• [What is being asked]: Skip all pictures. Write out the data below from its first line through the line that contains "import * as".

• [Input for this task]:
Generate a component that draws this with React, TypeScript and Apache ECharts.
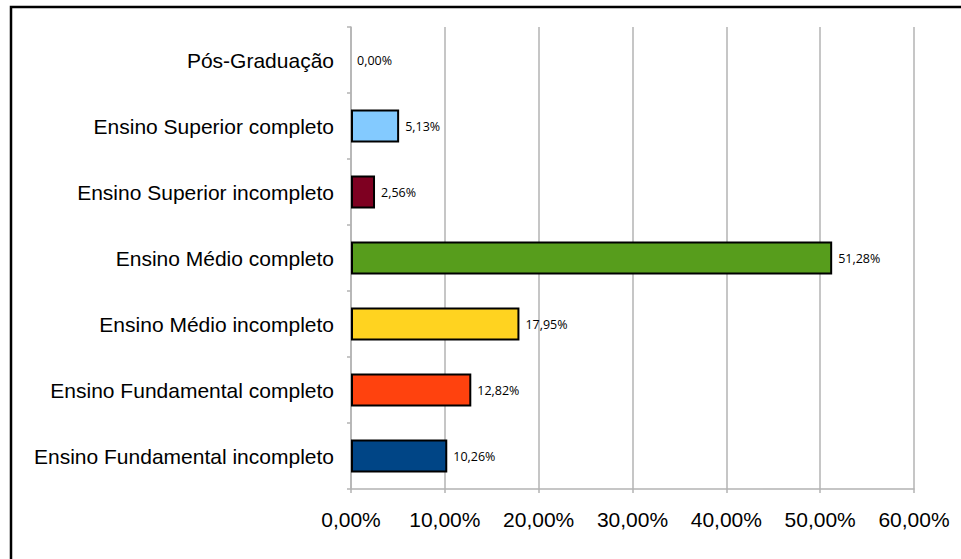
import React, { useEffect, useRef } from "react";
import * as echarts from "echarts";

const categories = [
  "Ensino Fundamental incompleto",
  "Ensino Fundamental completo",
  "Ensino Médio incompleto",
  "Ensino Médio completo",
  "Ensino Superior incompleto",
  "Ensino Superior completo",
  "Pós-Graduação",
];
const values = [10.26, 12.82, 17.95, 51.28, 2.56, 5.13, 0.0];
const barColors = ["#004586", "#FF420E", "#FFD320", "#579D1C", "#7E0021", "#83CAFF", "#FFFFFF"];
const xTicks = [0, 10, 20, 30, 40, 50, 60];

const fmt = (v: number) => v.toFixed(2).replace(".", ",") + "%";

export default function App() {
  const ref = useRef<HTMLDivElement>(null);
  useEffect(() => {
    if (!ref.current) return;
    const chart = echarts.init(ref.current, undefined, { renderer: "svg" });
    chart.setOption({
      animation: false,
      backgroundColor: "#ffffff",
      graphic: [
        {
          type: "rect",
          shape: { x: 11, y: 7, width: 1000, height: 600 },
          style: { fill: "none", stroke: "#000", lineWidth: 2.5 },
          silent: true,
        },
      ],
      grid: { left: 351, right: 47, top: 27, bottom: 70, containLabel: false },
      xAxis: {
        type: "value",
        min: xTicks[0],
        max: xTicks[xTicks.length - 1],
        interval: 10,
        axisLine: { show: true, lineStyle: { color: "#b3b3b3", width: 1.5 } },
        axisTick: { show: true, length: 4, lineStyle: { color: "#b3b3b3", width: 1.5 } },
        splitLine: { show: true, lineStyle: { color: "#b3b3b3", width: 1.5 } },
        axisLabel: {
          color: "#000",
          fontFamily: "Liberation Sans, Arial, sans-serif",
          fontSize: 21,
          margin: 20,
          formatter: (v: number) => fmt(v),
        },
      },
      yAxis: {
        type: "category",
        data: categories,
        axisLine: { show: true, lineStyle: { color: "#b3b3b3", width: 1.5 } },
        axisTick: { show: true, length: 4, lineStyle: { color: "#b3b3b3", width: 1.5 } },
        axisLabel: {
          color: "#000",
          fontFamily: "Liberation Sans, Arial, sans-serif",
          fontSize: 21,
          margin: 17,
        },
      },
      series: [
        {
          type: "bar",
          barCategoryGap: "50%",
          data: values.map((v, i) => ({
            value: v,
            itemStyle: {
              color: barColors[i],
              borderColor: "#000",
              borderWidth: v > 0 ? 2 : 0,
            },
          })),
          label: {
            show: true,
            position: "right",
            distance: 6,
            color: "#000",
            fontFamily: "Open Sans, Liberation Sans, sans-serif",
            fontSize: 12.5,
            formatter: (p: any) => fmt(p.value),
          },
        },
      ],
    });
    return () => chart.dispose();
  }, []);
  return (
    <div
      ref={ref}
      style={{ position: "fixed", left: 0, top: 0, width: 961, height: 559 }}
    />
  );
}
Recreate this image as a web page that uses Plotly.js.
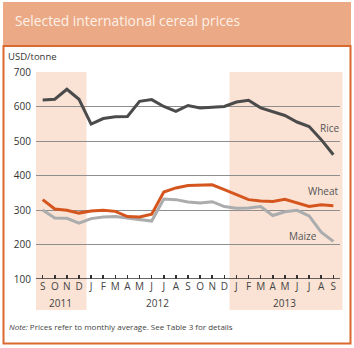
<!DOCTYPE html>
<html>
<head>
<meta charset="utf-8">
<script src="https://cdn.plot.ly/plotly-3.0.1.min.js"></script>
<style>
html,body{margin:0;padding:0;background:#fff;}
#chart{width:354px;height:348px;}
</style>
</head>
<body>
<div id="chart"></div>
<script>
// Months Sep 2011 .. Sep 2013
var monthLabels = ["S","O","N","D","J","F","M","A","M","J","J","A","S","O","N","D","J","F","M","A","M","J","J","A","S"];
var years = ["2011","2012","2013"];
var yearCenters = [1.5, 9.5, 20];
var rice  = [619,621,650,621,549,565,570,571,615,620,600,586,603,596,598,600,613,618,596,586,574,555,542,504,460];
var wheat = [330,303,299,291,297,299,296,281,280,288,352,364,371,373,373,359,345,330,326,325,331,321,310,315,312];
var maize = [300,277,276,262,275,280,281,276,272,268,332,330,323,320,324,310,305,306,310,284,295,299,283,236,209];
var yTicks = [100,200,300,400,500,600,700];

var idx = monthLabels.map(function(_, i){ return i; });
var FONT = "Open Sans, Noto Sans, sans-serif";

var traces = [
  {x: idx, y: maize, mode: "lines", line: {color: "#ABACAE", width: 3}, hoverinfo: "skip"},
  {x: idx, y: wheat, mode: "lines", line: {color: "#D4561E", width: 3}, hoverinfo: "skip"},
  {x: idx, y: rice,  mode: "lines", line: {color: "#4B4B4B", width: 3}, hoverinfo: "skip"}
];

// pixel -> paper helpers (plot area: x 36..340, y 72..279)
function px(v){ return (v - 36) / 304; }
function py(v){ return (279 - v) / 207; }

var shapes = [
  // header band
  {type: "rect", xref: "paper", yref: "paper", x0: px(3), x1: px(351), y0: py(46), y1: py(2),
   fillcolor: "#EBA985", line: {width: 0}, layer: "below"},
  // frame
  {type: "rect", xref: "paper", yref: "paper", x0: px(3.5), x1: px(350.5), y0: py(343.5), y1: py(46),
   fillcolor: "rgba(0,0,0,0)", line: {color: "#D9692E", width: 2}, layer: "below"},
  // shaded periods
  {type: "rect", xref: "paper", yref: "paper", x0: px(36), x1: px(86.5), y0: py(310), y1: py(72),
   fillcolor: "#FAE3D5", line: {width: 0}, layer: "below"},
  {type: "rect", xref: "paper", yref: "paper", x0: px(229.5), x1: px(342.5), y0: py(310), y1: py(72),
   fillcolor: "#FAE3D5", line: {width: 0}, layer: "below"}
];

var annotations = [
  {text: "USD/tonne", xref: "paper", yref: "paper", x: px(6), y: py(57), xanchor: "left", yanchor: "middle",
   showarrow: false, font: {family: FONT, size: 9.5, color: "#333"}},
  {text: "Rice", xref: "x", yref: "y", x: 23.7, y: 538, showarrow: false,
   font: {family: FONT, size: 10, color: "#555"}},
  {text: "Wheat", xref: "x", yref: "y", x: 23.2, y: 354, showarrow: false,
   font: {family: FONT, size: 10, color: "#555"}},
  {text: "Maize", xref: "x", yref: "y", x: 21.5, y: 226, showarrow: false,
   font: {family: FONT, size: 10, color: "#555"}},
  {text: "<i>Note:</i> Prices refer to monthly average. See Table 3 for details", xref: "paper", yref: "paper",
   x: px(7), y: py(326), xanchor: "left", yanchor: "middle", showarrow: false,
   font: {family: FONT, size: 8, color: "#444"}}
];
years.forEach(function(yr, i){
  annotations.push({text: yr, xref: "x", yref: "paper", x: yearCenters[i], y: py(303), yanchor: "middle",
    showarrow: false, font: {family: FONT, size: 10, color: "#444"}});
});

var layout = {
  width: 354, height: 348,
  margin: {l: 36, r: 14, t: 72, b: 69, pad: 0},
  paper_bgcolor: "#ffffff", plot_bgcolor: "rgba(0,0,0,0)",
  showlegend: false,
  title: {text: "Selected international cereal prices", x: 15/354, xanchor: "left", xref: "container",
          y: 1 - 21/348, yanchor: "middle", yref: "container",
          font: {family: FONT, size: 13.8, color: "#FDF1E8"}},
  xaxis: {range: [-0.55, 24.55], tickmode: "array", tickvals: idx, ticktext: monthLabels,
          showgrid: false, zeroline: false, showline: false,
          ticks: "inside", ticklen: 4, tickwidth: 1.5, tickcolor: "#333",
          tickfont: {family: FONT, size: 10, color: "#444"}, fixedrange: true},
  yaxis: {range: [100, 700], tickmode: "array", tickvals: yTicks, ticktext: yTicks.map(String),
          showgrid: true, gridcolor: "#8E8E8E", gridwidth: 1, zeroline: false,
          showline: false, ticks: "", ticklabelstandoff: 4,
          tickfont: {family: FONT, size: 10, color: "#333"}, fixedrange: true},
  shapes: shapes.concat([
    {type: "line", xref: "paper", yref: "y", x0: 0, x1: 1, y0: 100, y1: 100,
     line: {color: "#333", width: 1.5}}
  ]),
  annotations: annotations
};

Plotly.newPlot("chart", traces, layout, {staticPlot: true, displayModeBar: false});
</script>
</body>
</html>
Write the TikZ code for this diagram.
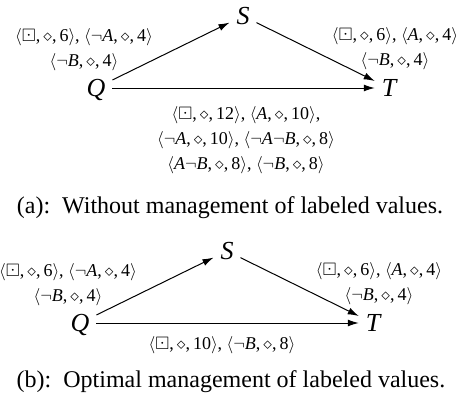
\documentclass[tikz,border=0pt]{standalone}
\usepackage{amssymb}
\usepackage{fontspec}
\setmainfont{Liberation Serif}
\usetikzlibrary{arrows.meta}
% labeled value <scenario, diamond, weight>
\newcommand\lv[2]{\ensuremath{\langle}#1,\,\ensuremath{\diamond},\,#2\ensuremath{\rangle}}
\newcommand\lneg{\ensuremath{\neg}}
\newcommand\bd{\ensuremath{\boxdot}}
\newcommand\pA{\textit{A}}
\newcommand\pB{\textit{B}}
\begin{document}
\begin{tikzpicture}[x=1pt,y=-1pt,
  vertex/.style={font=\fontsize{26}{30}\selectfont\itshape, inner sep=7pt,
                 outer sep=0pt, text height=17pt, text depth=0pt},
  lbl/.style={font=\fontsize{18}{25}\selectfont, align=center, inner sep=0pt},
  captext/.style={font=\fontsize{24}{28}\selectfont, inner sep=0pt},
  arr/.style={line width=1pt, -{Latex[length=11pt,width=7pt]}}]
\useasboundingbox (0,0) rectangle (464,405);

% (a) network without management of labeled values
\node[vertex] (Qa) at (96,88) {Q};
\node[vertex] (Sa) at (243,16) {S};
\node[vertex] (Ta) at (389,88) {T};
\draw[arr] (Qa) -- (Sa);
\draw[arr] (Sa) -- (Ta);
\draw[arr] (Qa) -- (Ta);
\node[lbl] (QSa) at (84,50) {\lv{\bd}{6}, \lv{\lneg\pA}{4}\\ \lv{\lneg\pB}{4}};
\node[lbl] (STa) at (395,49) {\lv{\bd}{6}, \lv{\pA}{4}\\ \lv{\lneg\pB}{4}};
\node[lbl] (QTa) at (246,140) {\lv{\bd}{12}, \lv{\pA}{10},\\
  \lv{\lneg\pA}{10}, \lv{\lneg\pA\lneg\pB}{8}\\ \lv{\pA\lneg\pB}{8}, \lv{\lneg\pB}{8}};
\node[captext] (capa) at (230,208) {(a):\ \ Without management of labeled values.};

% (b) network with optimal management of labeled values
\begin{scope}[shift={(-16,235)}]
\node[vertex] (Qb) at (96,88) {Q};
\node[vertex] (Sb) at (243,16) {S};
\node[vertex] (Tb) at (389,88) {T};
\draw[arr] (Qb) -- (Sb);
\draw[arr] (Sb) -- (Tb);
\draw[arr] (Qb) -- (Tb);
\node[lbl] (QSb) at (84,50) {\lv{\bd}{6}, \lv{\lneg\pA}{4}\\ \lv{\lneg\pB}{4}};
\node[lbl] (STb) at (395,49) {\lv{\bd}{6}, \lv{\pA}{4}\\ \lv{\lneg\pB}{4}};
\node[lbl] (QTb) at (238,110) {\lv{\bd}{10}, \lv{\lneg\pB}{8}};
\end{scope}
\node[captext] (capb) at (231,382) {(b):\ \ Optimal management of labeled values.};
\end{tikzpicture}
\end{document}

• [The completed task]:
Generate a component that draws this with React, TypeScript and Apache ECharts.
import React, { useEffect, useRef } from "react";
import * as echarts from "echarts";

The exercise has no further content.